On the global migration crisis, the Brief notes that between 2015 and 2016, the number of refugees in the 28 European Union countries increased by 273,000 to 1.6 million. During the same period, the number of refugees worldwide increased by 1.4 million, to 16.5 million.
In a special feature, the Brief notes the absence of a formal definition of the Global Compact on Migration, and advances a working definition of “an internationally negotiated framework for governments and international organizations to harness the benefits of migration while navigating its challenges.” It calls for regional and bilateral agreements that address migration, to develop a normative framework or guidelines for governments and international organizations.
“Migration will almost certainly increase in the future due to large income gaps, widespread youth unemployment, ageing populations in many developed countries, climate change, fragility and conflict,” said Dilip Ratha, lead author of the Brief and head of the Global Knowledge Partnership on Migration and Development (KNOMAD). “Currently, the global migration architecture is fragmented and undefined. The global community needs to systematically map the current institutional framework, clarify the missions of key organizations, and develop normative guidelines by building on existing conventions that address migration.”
REGIONAL REMITTANCE TRENDS
Latin America and the Caribbean was the only region to see growth in remittances in 2016, estimated at $73 billion, an increase of 6.9 percent over 2015, as remittance senders took advantage of the strong U.S. labor market and beneficial exchange rates. Robust remittance growth was estimated for Mexico, El Salvador and Guatemala.
In 2017, remittances to the region are projected to grow by 3.3 percent to $75 billion.

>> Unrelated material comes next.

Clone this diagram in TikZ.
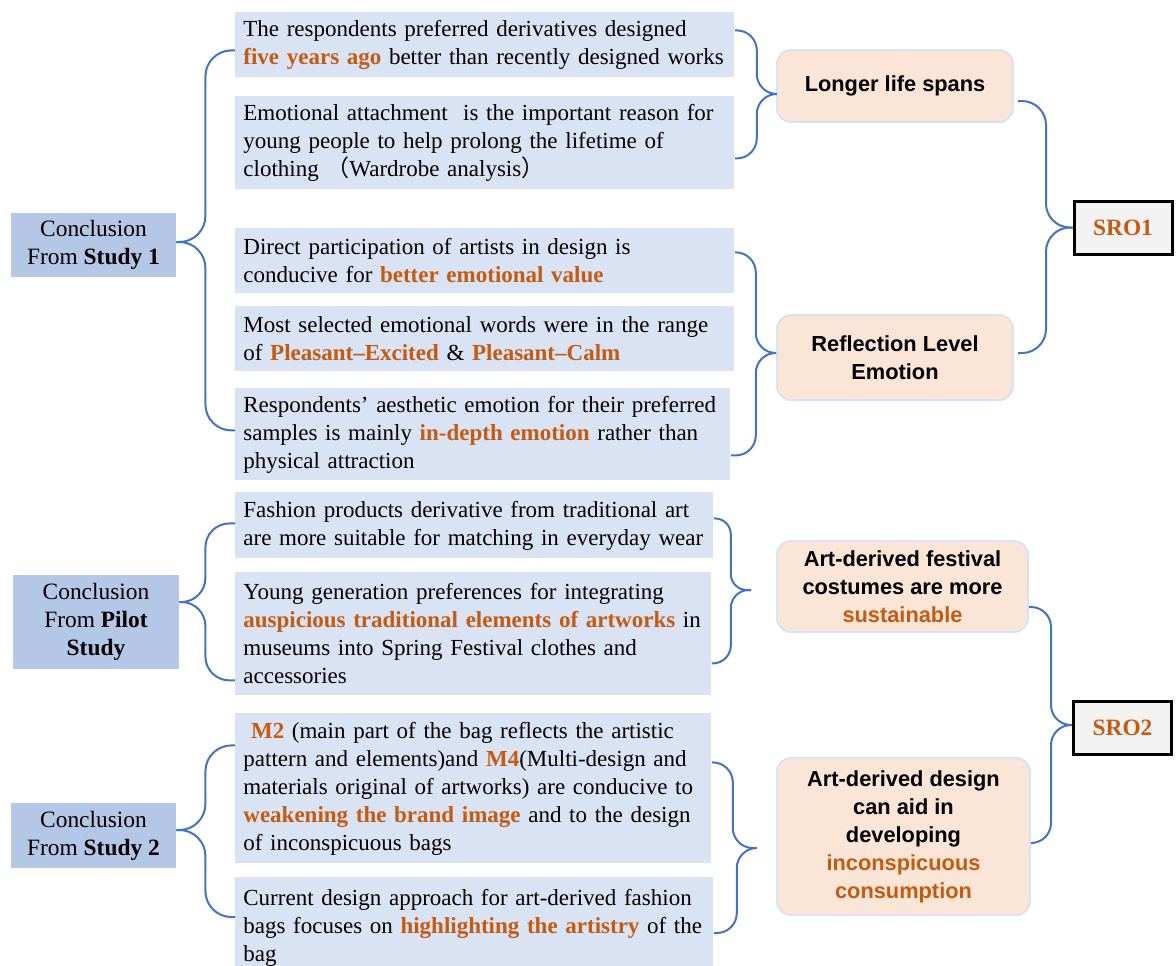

Remittances to the South Asia region declined by an estimated 6.4 percent to $110 billion in 2016 due to lower oil prices and fiscal tightening in the GCC countries. In addition to the decline in remittances to India and Bangladesh, Nepal also saw a contraction of 6.7 percent, while Pakistan saw modest growth of 2.8 percent. Remittances to the region are expected to grow by a muted 2 percent to $112 billion in 2017.
The economic slowdown in the GCC countries also impacted remittances to the Middle East and North Africa, which saw an estimated decline of 4.4 percent to $49 billion in 2016. The decline for the region was driven by Egypt, the region’s largest remittance recipient. Remittances to the region are expected to expand by 6.1 percent to $52 billion this year.
Remittance flows to Sub-Saharan Africa declined by an estimated 6.1 percent to $33 billion in 2016, due to slow economic growth in remittance-sending countries; decline in commodity prices, especially oil, which impacted remittance receiving countries; and diversion of remittances to informal channels due to controlled exchange rate regimes in countries such as Nigeria. Remittances to the region are projected to increase by 3.3 percent to $34 billion in 2017.
Remittance flows to Europe and Central Asia continued to be severely affected for a third year in a row, contracting by an estimated 4.6 percent to $38 billion in 2016. Low oil prices and sanctions continued to impact Russia, which is both a recipient and a remittance-source country. Uzbekistan saw remittances shrink by nearly one-third since 2013, while Azerbaijan, Turkmenistan, and Tajikistan were also hard hit. For 2017, remittances to the region are expected to increase by 6.6 percent to $41 billion, mainly due to stronger growth in Russia and several European countries.
Remittances to the East Asia and Pacific region declined by an estimated 1.2 percent in 2016 to $126 billion. Flows to major recipients presented a mixed picture, with remittances to the Philippines growing by almost 5 percent, while those to Indonesia fell by 4.4 percent. For 2017, remittances to the region are forecast to grow 2.5 percent to $129 billion.